Required task >>
Leave the pictures out. Return all other data exactly.

Data lines >>
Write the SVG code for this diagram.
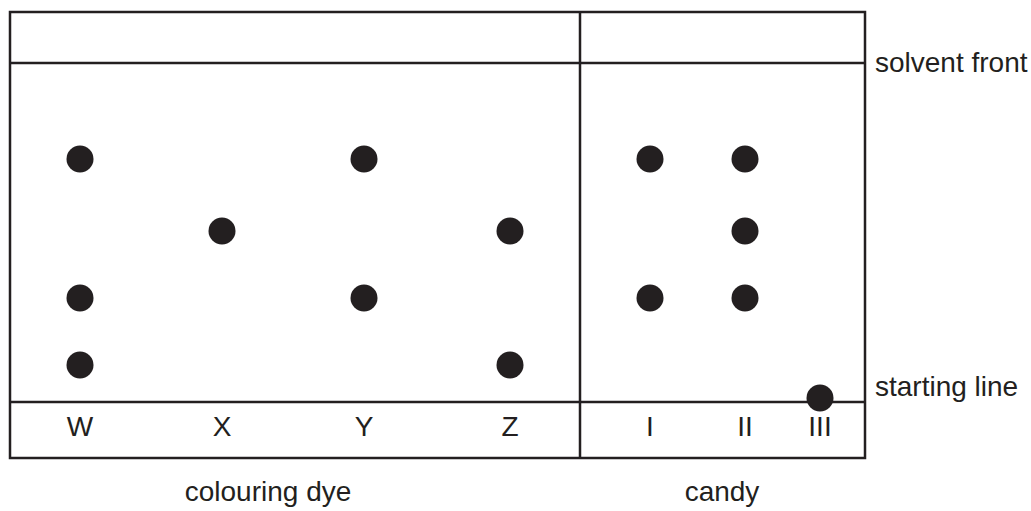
<svg xmlns="http://www.w3.org/2000/svg" width="1031" height="511" viewBox="0 0 1031 511">
<style>
.ln{stroke:#231f20;stroke-width:2.5;fill:none}
.dot{fill:#231f20}
.t{font-family:"Liberation Sans",Arial,sans-serif;font-size:28px;fill:#231f20}
.c{text-anchor:middle}
</style>
<rect width="1031" height="511" fill="#fff"/>
<g id="frame">
<rect class="ln" x="10" y="12" width="855" height="446"/>
<line class="ln" x1="10" y1="63" x2="865" y2="63"/>
<line class="ln" x1="10" y1="402" x2="865" y2="402"/>
<line class="ln" x1="580" y1="12" x2="580" y2="458"/>
</g>
<g id="dyeW"><circle class="dot" cx="80" cy="159" r="13.5"/><circle class="dot" cx="80" cy="298" r="13.5"/><circle class="dot" cx="80" cy="365" r="13.5"/><text class="t c" x="80" y="436">W</text></g>
<g id="dyeX"><circle class="dot" cx="222" cy="231" r="13.5"/><text class="t c" x="222" y="436">X</text></g>
<g id="dyeY"><circle class="dot" cx="364" cy="159" r="13.5"/><circle class="dot" cx="364" cy="298" r="13.5"/><text class="t c" x="364" y="436">Y</text></g>
<g id="dyeZ"><circle class="dot" cx="510" cy="231" r="13.5"/><circle class="dot" cx="510" cy="365" r="13.5"/><text class="t c" x="510" y="436">Z</text></g>
<g id="candyI"><circle class="dot" cx="650" cy="159" r="13.5"/><circle class="dot" cx="650" cy="298" r="13.5"/><text class="t c" x="650" y="436">I</text></g>
<g id="candyII"><circle class="dot" cx="745" cy="159" r="13.5"/><circle class="dot" cx="745" cy="231" r="13.5"/><circle class="dot" cx="745" cy="298" r="13.5"/><text class="t c" x="745" y="436">II</text></g>
<g id="candyIII"><circle class="dot" cx="820" cy="398" r="13.5"/><text class="t c" x="820" y="436">III</text></g>
<g id="labels">
<text class="t" x="875" y="72">solvent front</text>
<text class="t" x="875" y="396">starting line</text>
<text class="t c" x="268" y="501">colouring dye</text>
<text class="t c" x="722" y="501">candy</text>
</g>
<g id="connectors"></g>
</svg>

Correct result >>
Write the SVG code for this diagram.
<svg xmlns="http://www.w3.org/2000/svg" width="1031" height="511" viewBox="0 0 1031 511">
<style>
.ln{stroke:#231f20;stroke-width:2.5;fill:none}
.dot{fill:#231f20}
.t{font-family:"Liberation Sans",Arial,sans-serif;font-size:28px;fill:#231f20}
.c{text-anchor:middle}
</style>
<rect width="1031" height="511" fill="#fff"/>
<g id="frame">
<rect class="ln" x="10" y="12" width="855" height="446"/>
<line class="ln" x1="10" y1="63" x2="865" y2="63"/>
<line class="ln" x1="10" y1="402" x2="865" y2="402"/>
<line class="ln" x1="580" y1="12" x2="580" y2="458"/>
</g>
<g id="dyeW"><circle class="dot" cx="80" cy="159" r="13.5"/><circle class="dot" cx="80" cy="298" r="13.5"/><circle class="dot" cx="80" cy="365" r="13.5"/><text class="t c" x="80" y="436">W</text></g>
<g id="dyeX"><circle class="dot" cx="222" cy="231" r="13.5"/><text class="t c" x="222" y="436">X</text></g>
<g id="dyeY"><circle class="dot" cx="364" cy="159" r="13.5"/><circle class="dot" cx="364" cy="298" r="13.5"/><text class="t c" x="364" y="436">Y</text></g>
<g id="dyeZ"><circle class="dot" cx="510" cy="231" r="13.5"/><circle class="dot" cx="510" cy="365" r="13.5"/><text class="t c" x="510" y="436">Z</text></g>
<g id="candyI"><circle class="dot" cx="650" cy="159" r="13.5"/><circle class="dot" cx="650" cy="298" r="13.5"/><text class="t c" x="650" y="436">I</text></g>
<g id="candyII"><circle class="dot" cx="745" cy="159" r="13.5"/><circle class="dot" cx="745" cy="231" r="13.5"/><circle class="dot" cx="745" cy="298" r="13.5"/><text class="t c" x="745" y="436">II</text></g>
<g id="candyIII"><circle class="dot" cx="820" cy="398" r="13.5"/><text class="t c" x="820" y="436">III</text></g>
<g id="labels">
<text class="t" x="875" y="72">solvent front</text>
<text class="t" x="875" y="396">starting line</text>
<text class="t c" x="268" y="501">colouring dye</text>
<text class="t c" x="722" y="501">candy</text>
</g>
<g id="connectors"></g>
</svg>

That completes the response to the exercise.